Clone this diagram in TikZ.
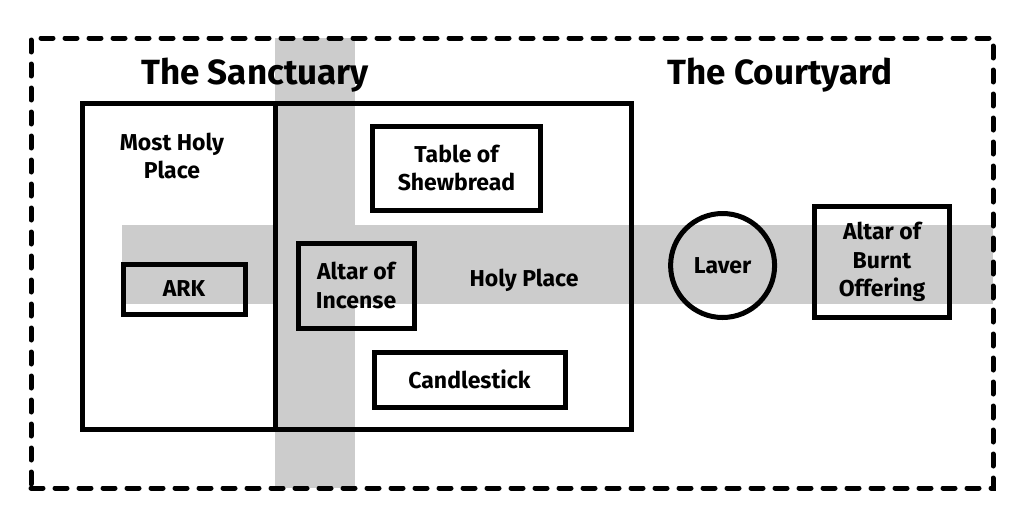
\documentclass[tikz,border=0pt]{standalone}
\usepackage{fontspec}
\setmainfont{Fira Sans}
\definecolor{band}{RGB}{204,204,204}
\tikzset{
  box/.style={draw=black, line width=5pt, inner sep=0pt, align=center, font=\labelfont},
  lbl/.style={inner sep=0pt, align=center, font=\labelfont},
  title/.style={inner sep=0pt, font=\titlefont},
  dashedwall/.style={draw=black, line width=5pt, dash pattern=on 12pt off 12pt, line cap=round, inner sep=0pt}
}
\newcommand{\labelfont}{\bfseries\fontsize{23}{28.5}\selectfont}
\newcommand{\titlefont}{\bfseries\fontsize{35}{40}\selectfont}
\begin{document}
\begin{tikzpicture}[x=1pt,y=-1pt]
\useasboundingbox (0,0) rectangle (1024,522);
% gray bands
\fill[band] (122,225) rectangle (993,304);
\fill[band] (275,38) rectangle (355,488);
% courtyard
\node[dashedwall, minimum width=962pt, minimum height=450pt] (court) at (512,263) {};
% sanctuary rooms
\node[box, minimum width=193pt, minimum height=326pt] (mhp) at (178.5,266) {};
\node[box, minimum width=356pt, minimum height=326pt] (hp) at (453,266) {};
% titles
\node[title] (tsan) at (255,75) {The Sanctuary};
\node[title] (tcourt) at (780,75) {The Courtyard};
% labels
\node[lbl] (mhplbl) at (172,156) {Most Holy\\Place};
\node[lbl] (hplbl) at (524,280) {Holy Place};
% furniture
\node[box, minimum width=122pt, minimum height=50pt] (ark) at (184,289) {ARK};
\node[box, minimum width=116pt, minimum height=85pt] (incense) at (356,285.5) {Altar of\\Incense};
\node[box, minimum width=168pt, minimum height=84pt] (table) at (456.5,168) {Table of\\Shewbread};
\node[box, minimum width=191pt, minimum height=55pt] (candle) at (469.5,379.5) {Candlestick};
\node[box, circle, minimum size=104pt] (laver) at (722.6,265.5) {Laver};
\node[box, minimum width=135pt, minimum height=111pt] (burnt) at (882,262) {Altar of\\Burnt\\Offering};
\end{tikzpicture}
\end{document}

::::

**EXERCISE DETAILS:** Quote the preceding listing precisely and completely, omitting its images.

**SOLUTION TO THIS EXERCISE:**
Clone this diagram in TikZ.
\documentclass[tikz,border=0pt]{standalone}
\usepackage{fontspec}
\setmainfont{Fira Sans}
\definecolor{band}{RGB}{204,204,204}
\tikzset{
  box/.style={draw=black, line width=5pt, inner sep=0pt, align=center, font=\labelfont},
  lbl/.style={inner sep=0pt, align=center, font=\labelfont},
  title/.style={inner sep=0pt, font=\titlefont},
  dashedwall/.style={draw=black, line width=5pt, dash pattern=on 12pt off 12pt, line cap=round, inner sep=0pt}
}
\newcommand{\labelfont}{\bfseries\fontsize{23}{28.5}\selectfont}
\newcommand{\titlefont}{\bfseries\fontsize{35}{40}\selectfont}
\begin{document}
\begin{tikzpicture}[x=1pt,y=-1pt]
\useasboundingbox (0,0) rectangle (1024,522);
% gray bands
\fill[band] (122,225) rectangle (993,304);
\fill[band] (275,38) rectangle (355,488);
% courtyard
\node[dashedwall, minimum width=962pt, minimum height=450pt] (court) at (512,263) {};
% sanctuary rooms
\node[box, minimum width=193pt, minimum height=326pt] (mhp) at (178.5,266) {};
\node[box, minimum width=356pt, minimum height=326pt] (hp) at (453,266) {};
% titles
\node[title] (tsan) at (255,75) {The Sanctuary};
\node[title] (tcourt) at (780,75) {The Courtyard};
% labels
\node[lbl] (mhplbl) at (172,156) {Most Holy\\Place};
\node[lbl] (hplbl) at (524,280) {Holy Place};
% furniture
\node[box, minimum width=122pt, minimum height=50pt] (ark) at (184,289) {ARK};
\node[box, minimum width=116pt, minimum height=85pt] (incense) at (356,285.5) {Altar of\\Incense};
\node[box, minimum width=168pt, minimum height=84pt] (table) at (456.5,168) {Table of\\Shewbread};
\node[box, minimum width=191pt, minimum height=55pt] (candle) at (469.5,379.5) {Candlestick};
\node[box, circle, minimum size=104pt] (laver) at (722.6,265.5) {Laver};
\node[box, minimum width=135pt, minimum height=111pt] (burnt) at (882,262) {Altar of\\Burnt\\Offering};
\end{tikzpicture}
\end{document}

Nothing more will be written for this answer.